Dog Eared

Books we love

Parenting, Literally

The anonymous mom behind the popular parenting blog Ask Moxie wrote us to say: "Parenting is such a life-changing and inherently traumatic experience that I'd bet at least half of us have seriously considered writing a book about it. (Mine would be filled with incidents like the time my 2 1/2-year-old accidentally glued the cat to the chair.) It's hard to improve on the standards, though, so if you're too bleary-eyed and laundry-wearied* to write your own, don't feel guilty about stealing some time to read these classics of the parenting narrative genre:"

(In reverse chronological order)

Mother Shock: Loving Every (Other) Minute of It, by Andrea J. Buchanan. "A series of essays about changing identity, joy, disappointment, and negotiating the daily ebb and flow of life as a new mother, Andi's book is real and raw and encouraging. It compares the process of becoming a mother to the process of moving to a foreign country and learning the culture."

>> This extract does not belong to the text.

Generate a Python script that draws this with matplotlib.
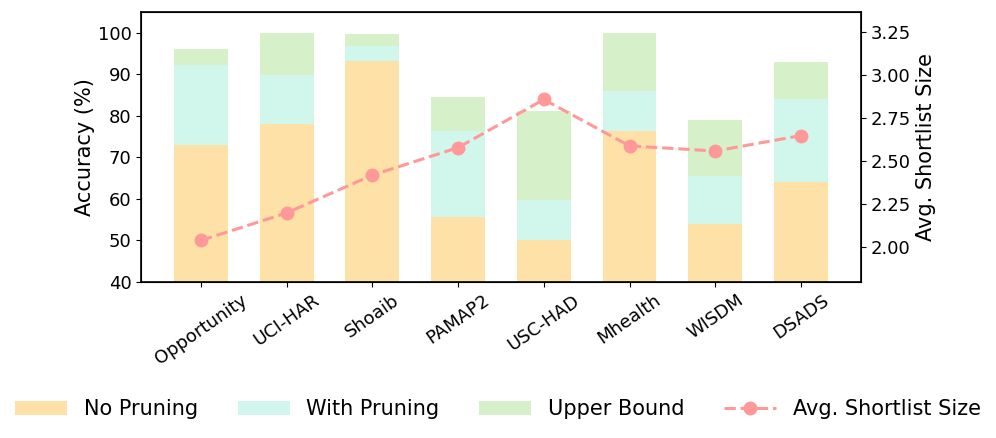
import matplotlib
matplotlib.use("Agg")
import matplotlib.pyplot as plt
import numpy as np

datasets = ["Opportunity", "UCI-HAR", "Shoaib", "PAMAP2", "USC-HAD", "Mhealth", "WISDM", "DSADS"]
no_pruning = [72.8, 78.0, 93.1, 55.5, 50.1, 76.4, 53.9, 63.9]
with_pruning = [92.2, 89.7, 96.8, 76.4, 59.7, 86.0, 65.4, 84.0]
upper_bound = [96.1, 99.8, 99.7, 84.4, 81.0, 99.8, 79.0, 92.8]
shortlist_size = [2.04, 2.20, 2.42, 2.58, 2.86, 2.59, 2.56, 2.65]

x = np.arange(len(datasets))
width = 0.63

fig, ax = plt.subplots(figsize=(9.96, 4.38), dpi=100)
fig.subplots_adjust(left=0.142, right=0.864, top=0.973, bottom=0.357)

b1 = ax.bar(x, upper_bound, width, color='#d6f1c9', label='Upper Bound')
b2 = ax.bar(x, with_pruning, width, color='#d1f7ec', label='With Pruning')
b3 = ax.bar(x, no_pruning, width, color='#fee1a6', label='No Pruning')
ax.set_ylim(40, 105)
ax.set_ylabel('Accuracy (%)', fontsize=15, labelpad=2)
ax.set_xticks(x)
ax.set_xticklabels(datasets, rotation=35, ha='center', fontsize=13)
ax.tick_params(axis='y', labelsize=13)

ax2 = ax.twinx()
l1, = ax2.plot(x, shortlist_size, '--o', color='#ff9999', linewidth=2.2, markersize=9,
               label='Avg. Shortlist Size')
ax2.set_ylim(1.8, 3.37)
ax2.set_yticks([2.00, 2.25, 2.50, 2.75, 3.00, 3.25])
ax2.set_ylabel('Avg. Shortlist Size', fontsize=15)
ax2.tick_params(axis='y', labelsize=13)

for spine in ax2.spines.values():
    spine.set_linewidth(1.2)

fig.legend([b3, b2, b1, l1], ['No Pruning', 'With Pruning', 'Upper Bound', 'Avg. Shortlist Size'],
           loc='lower center', bbox_to_anchor=(0.5, 0.0), ncol=4, frameon=False,
           fontsize=15, handlelength=2.5, columnspacing=1.9)

fig.savefig('out.png')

Operating Instructions , by Anne Lamott. "This book makes me laugh and laugh, mostly because then I don't feel so inept myself. The part when she's yelling at Sam to stop crying and then realizes he's rolled off the bed gets me every time. I think every new mother should read this book when her baby is about 6 weeks old, about the time she should throw away all the parenting manuals."

At Wit's End, by Erma Bombeck. "The classic of classics, by the woman who started it all. Would anyone be writing a parenting blog now if not for Erma Bombeck and her sweetly snarling newspaper columns on motherhood? Read her first collection of columns and see how little things have changed in 40 years."

Twenty Days with Julian and Little Bunny by Papa, by Nathaniel Hawthorne. "Nathaniel Hawthorne's wife and two daughters go away for three weeks, leaving Hawthorne to take care of his 5-year-old son Julian by himself and record what happened in his diary. This is a fascinating, sweet little account of daily life 150 years ago and a slighty clueless father who loves his son but has no idea 5-year-olds are so active!"

* Bac-Out stain remover from Bi-O-Kleen gets out spit-up stains really well, and the Shout Gel Stick with the scrubby head gets tempera paint out of corduroy pants. Except for purple, which never comes out.